Remembering Issey Miyake: The Legacy in Haute Couture, Beyond, and Before
Issey Miyake was a world-renowned fashion designer who grew up in 1940s Hiroshima, Japan, and his rise to prominence in the industry is legendary. His novel creative vision in the 1970s lit the torch of his career.
Issey Miyake's clothes look like remarkable feats of wearable origami. He achieved a lifetime of accomplishments within the industry, creating a namesake couture brand that is undeniably recognizable on a massive, international scale.
Among Miyake’s most notable fashion collections is the ‘71 Spring/Summer runway show in New York which launched his magnitude of fame within the fashion universe. The collection notably showcased pleated attire, varying silhouettes, and a wondrous color palette. He displayed sustainably made polyfibres, plastic, and nylon, utilizing everlasting fabrics.
His revolutionary work included creating pleats through thermally processed polyester textiles not pleated before sewing. Issey’s Rhythm Pleats collection was inspired by the French artist Henri Rosseau.
Issey started his first ready-to-wear collection in 1970, shifting direction to modernize clothing for an innumerable target audience of millennials. He loved using one piece of cloth for a garment because he desired to recreate the fashion he saw in Africa.
In 1973, Miyake debuted his collection at Paris Fashion Week. He later opened his first store in Paris in 1975. Issey Miyake, the label, grew to 300 retail stores globally, with flagship stores in Zurich, Milan, London, New York, Paris, and Tokyo.
Today, Issey Miyake is a powerhouse within the industry, standing like a willow on its humble beginnings and supernova breakthrough after 1970. In the 1990s, Issey expanded to fragrances, launching the phenomenal women’s perfume “L’eau d’Issey” in ‘92.

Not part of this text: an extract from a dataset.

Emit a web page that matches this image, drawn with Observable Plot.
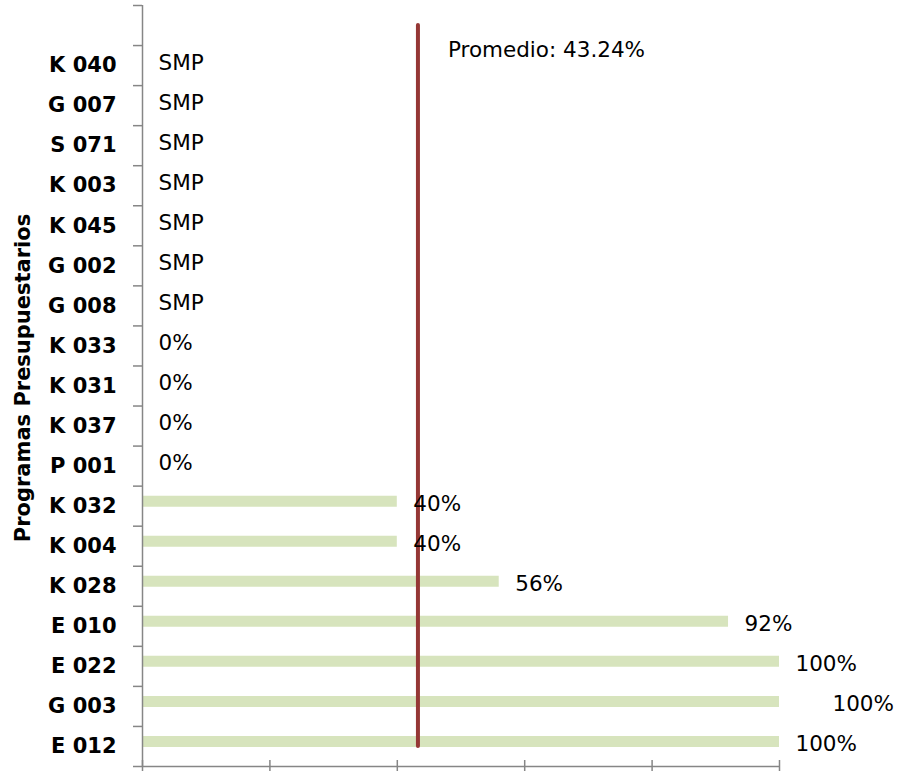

Issey founded numerous fashion brands: IM MEN (a menswear brand founded in 2021), 132 5. ISSEY MIYAKE (recycled material brand founded in 2010), Pleats PLEASE ISSEY MIYAKE (original yarn brand), Issey Miyake Fête (colorful technological brand founded in 2004), HaaT (womenswear line), and A-POC (menswear and womenswear brand founded in 1998).
Issey Miyake’s personal life began with a tragic event that forever altered the course of his life and the people around him. He was 7 years old, standing outside of his elementary school when the atomic bomb landed in his hometown on August 6th, 1945. He walked 2.3 km across Ground Zero until he found his mother in the wreckage.
Issey grew up as one of the survivors in an impoverished ghost town riddled with sickness. He dreamed of creating beautiful art to show the world he could inspire happiness, not destruction. He also suffered the aftereffects of the bomb and was treated for radiation illness throughout the rest of his life.
His mother succumbed to illness three years after the Hiroshima bomb. In her last three years of life, Issey’s mother helped Issey recover from periostitis and osteomyelitis (radiation-induced illnesses). Several of Issey’s good friends and schoolmates passed away due to radiation-caused disease.
In 2009, Issey wrote “I still see things no one should ever experience: a bright red light, the black cloud soon after, people running in every direction trying desperately to escape. I remember it all. Within three years, my mother died from radiation exposure.”
Issey preferred to “think of things that can be created, not destroyed, that bring beauty and joy.”
Miyake’s immense talent led him to study graphic design at Tama Art University in Tokyo in 1959, then he graduated in 1964. Masako Shirasu, a writer and owner of a dye shop in Tokyo’s fashionable Ginza district, motivated Issey to delve into clothing design. Shirasu’s shop of varying textiles promoted Issey’s curiosity about creating art for people’s bodies.
Post-war Japan set aside a small budget for gifted fashion design students to study haute couture abroad.
In 1965, Japan sent 27-year-old Issey to Paris to study haute couture at the esteemed École de la Chambre Syndicale de la Couture Parisienne. During the next four years, Issey worked for French couturiers Guy Laroche and Hubert de Givenchy in Paris. Later, Issey moved to New York to work under American designer Geoffrey Beene.
He opened his design studio, self-titled Issey Miyake, in Tokyo in 1970.
Issey never wanted to be defined as the designer who survived the Hiroshima bomb. Miyake “always avoided questions about Hiroshima. They made [him] uncomfortable.”
Issey aspired to be known for the futuristic clothes he designed, not the sorrow of his childhood. The National Art Center in Tokyo honored Miyake’s work with a large-scale exhibition celebrating his designs in 2016.
In August 2022, Issey Miyake passed away from liver cancer at age 84, in Tokyo, Japan. He left behind a legacy of fulfilled fashion dreams, modernistic, intrinsic design, and forward-thinking innovation.